Telephone lines appeared to be down, as it was difficult to get through to the landfall site, 405 miles southeast of Manila, where Typhoon Haiyan slammed into a rural area of the country.
Weather officials said Haiyan had sustained winds at 147 miles per hour, with gusts of 170 mph, when it made landfall at Eastern Samar province's Guiuan township. The local weather bureau makes estimates based on longer periods of time than others, such as the U.S. Navy's Joint Typhoon Warning Center, which said shortly before the typhoon made landfall that its maximum sustained winds were 195 mph, with gusts up to 235 mph.
Former hurricane meteorologist Jeff Masters, now meteorology director at the private firm Weather Underground, said, "195-mile-per-hour winds -- there aren't too many buildings constructed that can withstand that kind of wind." He said the storm had been poised to be the strongest tropical cyclone ever recorded at landfall, and warned of "catastrophic damage."
Haiyan's wind strength at landfall had been expected to beat out Hurricane Camille in 1969, which had winds of 190 mph at its U.S. landfall, Mr. Masters said.
President Benigno Aquino III assured the public that there have been war-like preparations, with three C-130 air force cargo planes and 32 military helicopters and planes on standby, along with 20 navy ships.
More than 125,000 people had been evacuated from towns and villages in the typhoon's path, the National Disaster Risk Reduction and Management Council said. Among them were thousands of residents of Bohol who had been camped in tents and other makeshift shelters after a magnitude 7.2 earthquake devastated many towns on the island province.
The typhoon -- the 24th serious storm to hit the Philippines this year -- is forecast to barrel through its central region today and Saturday before blowing toward the South China Sea over the weekend, heading toward Vietnam.
Already, Philippines authorities were reporting trouble reaching colleagues in the landfall area, with national weather bureau forecaster Mario Palafox saying contact had been lost with bureau staff there.

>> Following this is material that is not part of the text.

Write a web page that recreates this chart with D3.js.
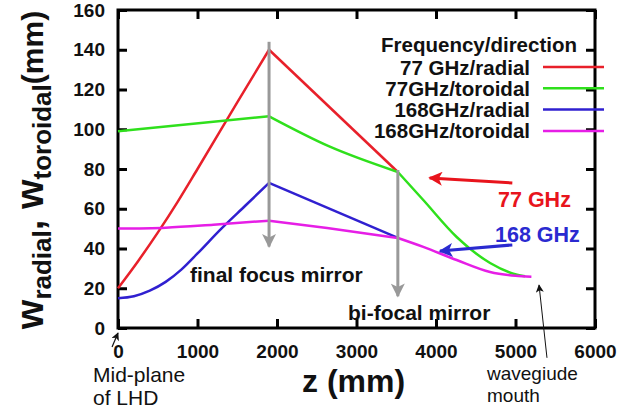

Mr. Masters said the Philippines might get a small break because the storm is so fast-moving that flooding from rains -- usually the cause of most deaths from typhoons in the Philippines -- may not be as bad.
After hitting Guiuan on the southern tip of Samar island, the typhoon pummeled nearby Leyte island. "I think this is the strongest so far since the 1960s," Southern Leyte Gov. Roger Mercado said on ABS-CBN television. "This is really a wallop. All roads are impassable due to fallen trees."
A network reporter in the city of Tacloban was drenched by pounding rain and said he was wearing a helmet to protect against flying debris. Visibility was so poor that only his silhouette was visible amid a thick curtain of water. Television images showed a street under knee-deep floodwater carrying debris blown down by fierce winds. Tin roofing sheets ripped from buildings flew above the street.
Weather forecaster Gener Quitlong said the typhoon was not losing much strength because there is no large land mass to slow it, since the region is comprised of islands with no tall mountains.